Die Päpste versuchten gegenzusteuern, zunächst ohne durchschlagenden Erfolg. Eine erste "Kardinalskongregation zur Bekehrung der Ungläubigen" von 1568 war nicht von Dauer. Die 1622 errichtete neue Missionsbehörde sollte nun die Wende von der Kolonialmission zur rein kirchlichen Mission einleiten. Sie wurde zum ordentlichen und ausschließlichen Instrument für die Jurisdiktion des Papstes über alle Missionen.
Päpstliche Missionsbehörde strebte Inkulturation an
Anders als die Kolonialherren, die ein europäisches Christentum in die Missionsgebiete einpflanzen wollten, sich in Amerika etwa gegen eine "Indianerkirche" wehrten und in Indien getauften Ex-Brahmanen den Zugang zum Priesteramt verwehren wollten, strebte die Kongregation ein eher bodenständiges Christentum an.
Sie versuchte, die Missionsarbeit insgesamt neu zu orientieren. Eine "Magna Charta" der Behörde von 1659 wies alle Missionare an, den lokalen Klerus zu fördern und die Inkulturation ernstzunehmen. Sie verbot, Sitten und Gebräuche des Landes zu bekämpfen, außer denen, die Glaube und Moral widersprechen.
Die Gründung der Kongregation erfolgte zu einer Zeit, als die Reformation Europa vor neue Herausforderungen stellte. Neben den beiden katholischen Kolonialmächten hatten auch protestantische Akteure wie die Niederlande oder auch Großbritannien die Weltbühne betreten.
All das schwang bei der Ausrichtung der Kurienbehörde mit. In Rom wurden damals unter anderem Kollegien für Seminaristen aus den Missionsländern sowie Ausbildungsstätten und Sprachschulen für Missionare gegründet.

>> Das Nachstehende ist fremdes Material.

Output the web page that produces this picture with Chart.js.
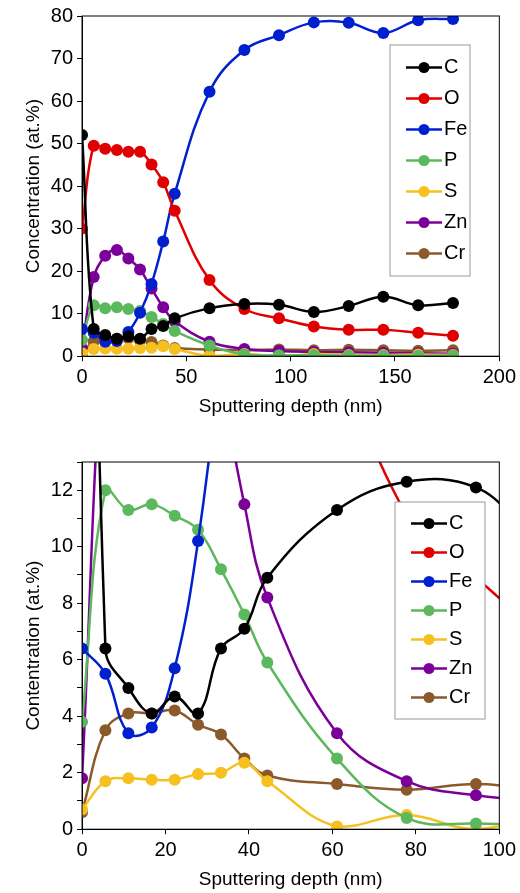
<!DOCTYPE html>
<html><head><meta charset="utf-8">
<script src="https://cdn.jsdelivr.net/npm/chart.js@4"></script>
<style>
body{margin:0;background:#fff;width:520px;height:893px;overflow:hidden}
.box{position:absolute;left:0;width:520px}
</style></head><body>
<div class="box" style="top:0;height:420px"><canvas id="top"></canvas></div>
<div class="box" style="top:440px;height:453px"><canvas id="bottom"></canvas></div>
<script>
const depth = [0, 5.6, 11.1, 16.7, 22.2, 27.8, 33.3, 38.9, 44.4, 61.1, 77.8, 94.4, 111.1, 127.8, 144.4, 161.1, 177.8];
const names = ["C", "O", "Fe", "P", "S", "Zn", "Cr"];
const colours = ["#000000", "#e00000", "#0020d0", "#5cb85c", "#f5c020", "#7b0099", "#8b5a2b"];
const C  = [52, 6.4, 5.0, 4.1, 4.7, 4.1, 6.4, 7.1, 8.9, 11.3, 12.3, 12.1, 10.4, 11.8, 14.0, 12.0, 12.5];
const O  = [30, 49.5, 48.8, 48.5, 48.1, 48.1, 45.1, 40.9, 34.2, 17.9, 11.1, 8.9, 7.0, 6.2, 6.2, 5.5, 4.8];
const Fe = [6.4, 5.5, 3.4, 3.6, 5.7, 10.2, 17.0, 27.0, 38.2, 62.2, 72.0, 75.5, 78.5, 78.4, 76.0, 79.0, 79.3];
const P  = [3.8, 12.0, 11.3, 11.5, 11.1, 10.6, 9.2, 7.6, 5.9, 2.5, 0.4, 0.2, 0.2, 0.1, 0.1, 0.1, 0.1];
const S  = [0.7, 1.7, 1.8, 1.75, 1.75, 1.95, 2.0, 2.35, 1.7, 0.1, 0.5, 0.0, 0.5, 0.3, 0.3, 0.4, 0.3];
const Zn = [1.8, 18.6, 23.6, 25.0, 23.0, 20.4, 15.9, 11.5, 8.2, 3.4, 1.7, 1.2, 1.0, 0.9, 0.8, 0.7, 0.6];
const Cr = [0.6, 3.5, 4.1, 4.1, 4.2, 3.7, 3.35, 2.5, 1.9, 1.6, 1.4, 1.6, 1.4, 1.5, 1.4, 1.3, 1.4];
const series = [C, O, Fe, P, S, Zn, Cr];

Chart.defaults.font.family = "Liberation Sans, Arial, sans-serif";
Chart.defaults.color = "#000";

function makeDatasets(radius) {
   return series.map((vals, i) => ({
      label: names[i],
      data: vals.map((v, j) => ({x: depth[j], y: v})),
      borderColor: colours[i],
      backgroundColor: colours[i],
      borderWidth: 2.5,
      pointRadius: radius,
      pointBorderWidth: 0,
      tension: 0.4
   }));
}

// box legend inside the plot, lines with dots like the original
function boxLegend(left, top, w, rowH) {
   return {
      id: "boxLegend",
      afterDraw(chart) {
         const ctx = chart.ctx;
         ctx.save();
         ctx.fillStyle = "#fff";
         ctx.fillRect(left, top, w, rowH * 7 + 14);
         ctx.strokeStyle = "#999";
         ctx.lineWidth = 1;
         ctx.strokeRect(left, top, w, rowH * 7 + 14);
         names.forEach((n, i) => {
            const y = top + 7 + rowH * (i + 0.5);
            ctx.strokeStyle = colours[i];
            ctx.lineWidth = 2.5;
            ctx.beginPath(); ctx.moveTo(left + 16, y); ctx.lineTo(left + 52, y); ctx.stroke();
            ctx.fillStyle = colours[i];
            ctx.beginPath(); ctx.arc(left + 34, y, 5.5, 0, Math.PI * 2); ctx.fill();
            ctx.fillStyle = "#000";
            ctx.font = "20px Liberation Sans, Arial";
            ctx.textBaseline = "middle";
            ctx.fillText(n, left + 54, y);
         });
         ctx.restore();
      }
   };
}

const frame = {
   id: "frame",
   afterDatasetsDraw(chart) {
      const a = chart.chartArea, ctx = chart.ctx;
      ctx.save();
      ctx.strokeStyle = "#000"; ctx.lineWidth = 1;
      ctx.strokeRect(a.left, a.top, a.right - a.left, a.bottom - a.top);
      ctx.restore();
   }
};

function axis(min, max, step, title, showEvery) {
   return {
      type: "linear", min: min, max: max,
      ticks: {stepSize: step, font: {size: 20}, padding: 4,
         callback: v => (showEvery && v % showEvery !== 0) ? "" : v},
      grid: {drawOnChartArea: false, color: "#000", tickLength: 5},
      border: {color: "#000"},
      title: {display: true, text: title, font: {size: 19}, padding: 2}
   };
}

new Chart("top", {
   type: "line",
   data: {datasets: makeDatasets(6)},
   options: {
      responsive: true, maintainAspectRatio: false, animation: false,
      layout: {padding: {top: 8, right: 15, left: 20}},
      plugins: {legend: {display: false}, tooltip: {enabled: false}},
      scales: {
         x: axis(0, 200, 50, "Sputtering depth (nm)"),
         y: axis(0, 80, 10, "Concentration (at.%)")
      }
   },
   plugins: [frame, boxLegend(390, 45, 80, 31)]
});

new Chart("bottom", {
   type: "line",
   data: {datasets: makeDatasets(6)},
   options: {
      responsive: true, maintainAspectRatio: false, animation: false,
      layout: {padding: {top: 22, right: 18, left: 20}},
      plugins: {legend: {display: false}, tooltip: {enabled: false}},
      scales: {
         x: axis(0, 100, 20, "Sputtering depth (nm)"),
         y: axis(0, 13, 1, "Contentration (at.%)", 2)
      }
   },
   plugins: [frame, boxLegend(395, 62, 90, 29)]
});
</script>
</body></html>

Die römischen Direktiven stießen zunächst auf Widerstand. Die Kolonialmächte wollten ihre Patronatsrechte nicht abtreten. Und auch innerhalb der Kurie fand die "Propaganda" anfangs nicht den erforderlichen Rückhalt. Selbst die Päpste stellten sich nicht immer hinter ihre Missionsbehörde.
Diese half sich zunächst auch damit, dass sie Missionen außerhalb der Patronatsgebiete eröffnete und diese an andere als die bislang engagierten Orden vergab, an Karmeliter oder Kapuziner. Zudem kam Frankreich als aufstrebende katholische Großmacht in Konkurrenz zu den beiden Seemächten ins Spiel.
Das Dikasterium heute
Seit der Gründung vor 400 Jahren haben sich Aufgaben und Zuständigkeiten des Dikasteriums für die Missionsgebiete kaum verändert. Ihr unterstehen heute mehr als 1.100 der weltweit 3.000 Diözesen, in denen sie Kirchenstrukturen errichtet und für den Papst die Bischofsernennungen vorbereitet.
Unter steigender Einbeziehung der Ortskirchen entwickelt sie Direktiven für die gesamte Pastoral, kümmert sich um die Aus- und Weiterbildung des Klerus. Sie achtet auf geeignete Missionsinstitute, die das Missionsanliegen in der Weltkirche bewusst halten und auch materiell unterstützen.
Und anders als vor 400 Jahren steht die Kompetenz der vatikanischen Evangelisierungsbehörde heute nicht infrage.